When the time came to leave, Jimmy said it was difficult to leave the tank that had protected and sheltered him, which they had dubbed Baby Jackbone after the gunner on their tank and his newborn son, Jack.
"It was kind of like breaking up with an old girlfriend," Jimmy said.
Parallel worlds
The entire highway was shut down as Jimmy and his unit, surrounded by a 30-car escort, were bused back to Syracuse.
"Welcome Home" banners and Jimmy's friends and family from all parts of the world awaited his return. Among the friends was John Zick, who said that while he wouldn't want to see any of his friends in danger, Jimmy was "the best equipped to handle any situation."
Currently, Jimmy continues to juggle military and civilian life, working, attending UB, and reporting to monthly training sessions in Syracuse. He reports to Fort Drum for two weeks in the summer.
"Looking back I see how character building it was. It's total night and day. I was a total wreck before," he said. "I played a part of history, that is an accomplishment in its own."
Even now, the memories of those six months creep up on him.
"There's not a day that goes by I don't think about it," he said. "There was something to remember every day we were out there."
Some memories are better than others.
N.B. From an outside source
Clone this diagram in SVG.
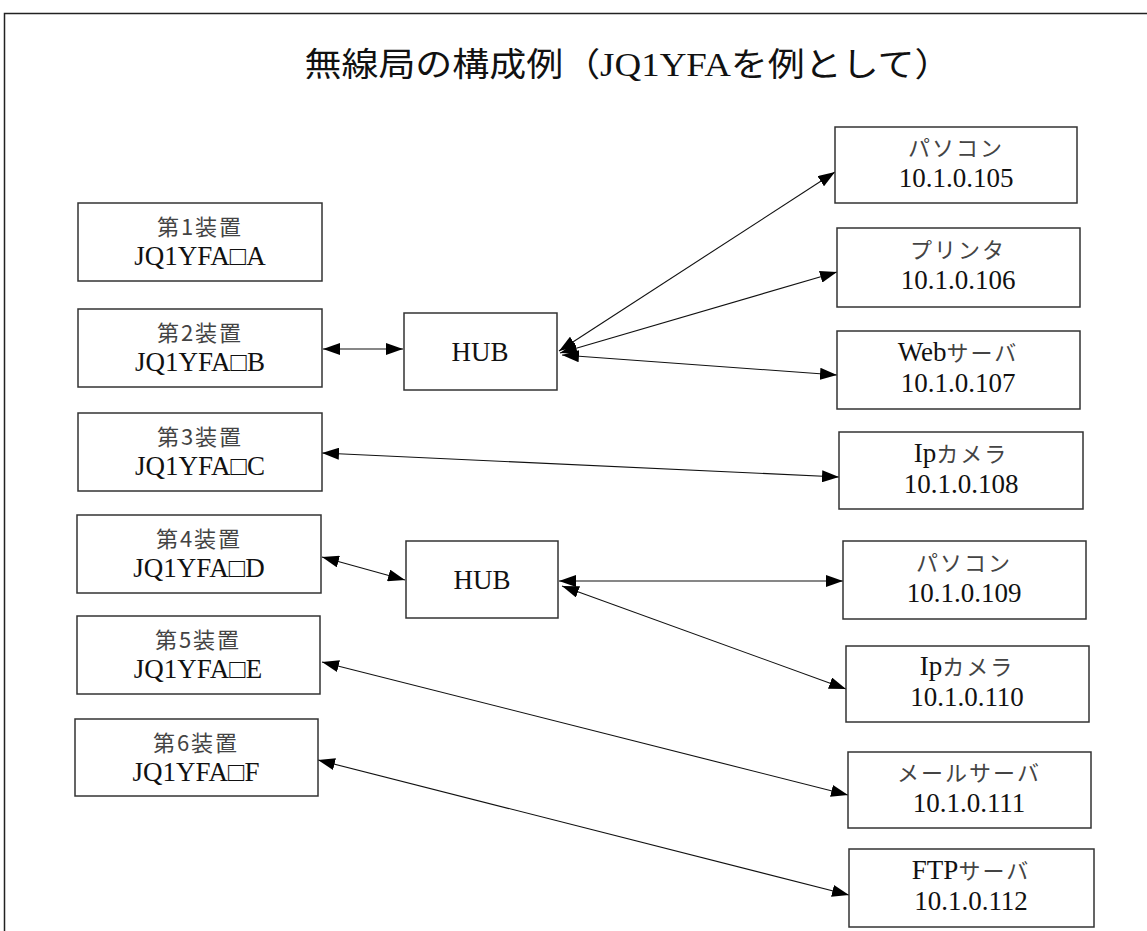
<svg xmlns="http://www.w3.org/2000/svg" width="1147" height="931" viewBox="0 0 1147 931">
<style>
.box{fill:#fff;stroke:#333;stroke-width:1.5}
.jp{font-family:"Noto Sans CJK JP","Noto Sans CJK SC",sans-serif;font-size:22px;fill:#444;letter-spacing:2px}
.en{font-family:"Liberation Serif","Times New Roman",serif;font-size:27px;fill:#111;letter-spacing:0}
.tl{font-family:"Noto Sans CJK JP","Noto Sans CJK SC",sans-serif;font-size:33px;fill:#111}
.ln{stroke:#111;stroke-width:1.1;fill:none;marker-start:url(#ah);marker-end:url(#ah)}
text{text-anchor:middle}
</style>
<defs>
<marker id="ah" markerUnits="userSpaceOnUse" markerWidth="18" markerHeight="12" refX="17" refY="6" orient="auto-start-reverse" viewBox="0 0 18 12">
<path d="M0,0 L17,6 L0,12 z" fill="#000"/>
</marker>
</defs>
<rect x="4.5" y="13.5" width="1200" height="1000" fill="#fff" stroke="#222" stroke-width="1.5"/>
<text class="tl" x="628" y="76" textLength="647" lengthAdjust="spacingAndGlyphs">無線局の構成例（<tspan font-family="Liberation Serif,serif">JQ1YFA</tspan>を例として）</text>

<g id="connectors">
<line class="ln" x1="323" y1="349" x2="403" y2="349"/>
<line class="ln" x1="559" y1="351" x2="835" y2="172"/>
<line class="ln" x1="560" y1="353" x2="837" y2="272"/>
<line class="ln" x1="562" y1="355" x2="837" y2="375"/>
<line class="ln" x1="322" y1="453" x2="839" y2="477"/>
<line class="ln" x1="322" y1="557" x2="405" y2="580"/>
<line class="ln" x1="559" y1="581" x2="843" y2="581"/>
<line class="ln" x1="562" y1="586" x2="846" y2="689"/>
<line class="ln" x1="322" y1="662" x2="848" y2="795"/>
<line class="ln" x1="318" y1="760" x2="849" y2="895"/>
</g>

<g id="dev1"><rect class="box" x="78" y="203" width="244" height="78"/><text class="jp" x="200" y="235">第1装置</text><text class="en" x="200" y="265">JQ1YFA□A</text></g>
<g id="dev2"><rect class="box" x="78" y="309" width="244" height="78"/><text class="jp" x="200" y="341">第2装置</text><text class="en" x="200" y="371">JQ1YFA□B</text></g>
<g id="dev3"><rect class="box" x="78" y="413" width="244" height="78"/><text class="jp" x="200" y="445">第3装置</text><text class="en" x="200" y="475">JQ1YFA□C</text></g>
<g id="dev4"><rect class="box" x="77" y="515" width="244" height="78"/><text class="jp" x="199" y="547">第4装置</text><text class="en" x="199" y="577">JQ1YFA□D</text></g>
<g id="dev5"><rect class="box" x="77" y="616" width="243" height="78"/><text class="jp" x="198" y="648">第5装置</text><text class="en" x="198" y="678">JQ1YFA□E</text></g>
<g id="dev6"><rect class="box" x="75" y="719" width="243" height="77"/><text class="jp" x="196" y="751">第6装置</text><text class="en" x="196" y="781">JQ1YFA□F</text></g>

<g id="hub1"><rect class="box" x="404" y="313" width="153" height="77"/><text class="en" x="480" y="361">HUB</text></g>
<g id="hub2"><rect class="box" x="406" y="541" width="152" height="77"/><text class="en" x="482" y="589">HUB</text></g>

<g id="pc105"><rect class="box" x="835" y="127" width="242" height="76"/><text class="jp" x="956" y="156">パソコン</text><text class="en" x="956" y="187">10.1.0.105</text></g>
<g id="printer106"><rect class="box" x="837" y="228" width="243" height="79"/><text class="jp" x="958" y="258">プリンタ</text><text class="en" x="958" y="289">10.1.0.106</text></g>
<g id="web107"><rect class="box" x="837" y="331" width="243" height="78"/><text class="jp" x="958" y="361"><tspan class="en">Web</tspan>サーバ</text><text class="en" x="958" y="392">10.1.0.107</text></g>
<g id="cam108"><rect class="box" x="839" y="432" width="244" height="77"/><text class="jp" x="961" y="462"><tspan class="en">Ip</tspan>カメラ</text><text class="en" x="961" y="493">10.1.0.108</text></g>
<g id="pc109"><rect class="box" x="843" y="541" width="243" height="78"/><text class="jp" x="964" y="571">パソコン</text><text class="en" x="964" y="602">10.1.0.109</text></g>
<g id="cam110"><rect class="box" x="846" y="646" width="243" height="76"/><text class="jp" x="967" y="675"><tspan class="en">Ip</tspan>カメラ</text><text class="en" x="967" y="706">10.1.0.110</text></g>
<g id="mail111"><rect class="box" x="848" y="752" width="243" height="76"/><text class="jp" x="969" y="781">メールサーバ</text><text class="en" x="969" y="812">10.1.0.111</text></g>
<g id="ftp112"><rect class="box" x="849" y="849" width="245" height="78"/><text class="jp" x="971" y="879"><tspan class="en">FTP</tspan>サーバ</text><text class="en" x="971" y="910">10.1.0.112</text></g>
</svg>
Some nights he cannot sleep, and mentally he is drained.
Jimmy said he likes to keep a low profile about his harrowing encounters as he has blended back into college life.
"The media is reporting a lot of the bad things that went on," he said. "(But) anything we destroyed we paid for and gave them extra."
"Just leaving them alone won't work because it will leave them open for civil war," Jimmy continued. "There's going to be someone else wanting to take over."
As a Marine, Jimmy said he never questioned his involvement in the war.
"It was always a sense of duty for me. It was that sense of duty that kept us together, and focused and kept our morale up," he said. "We're not an extension of what a politician says."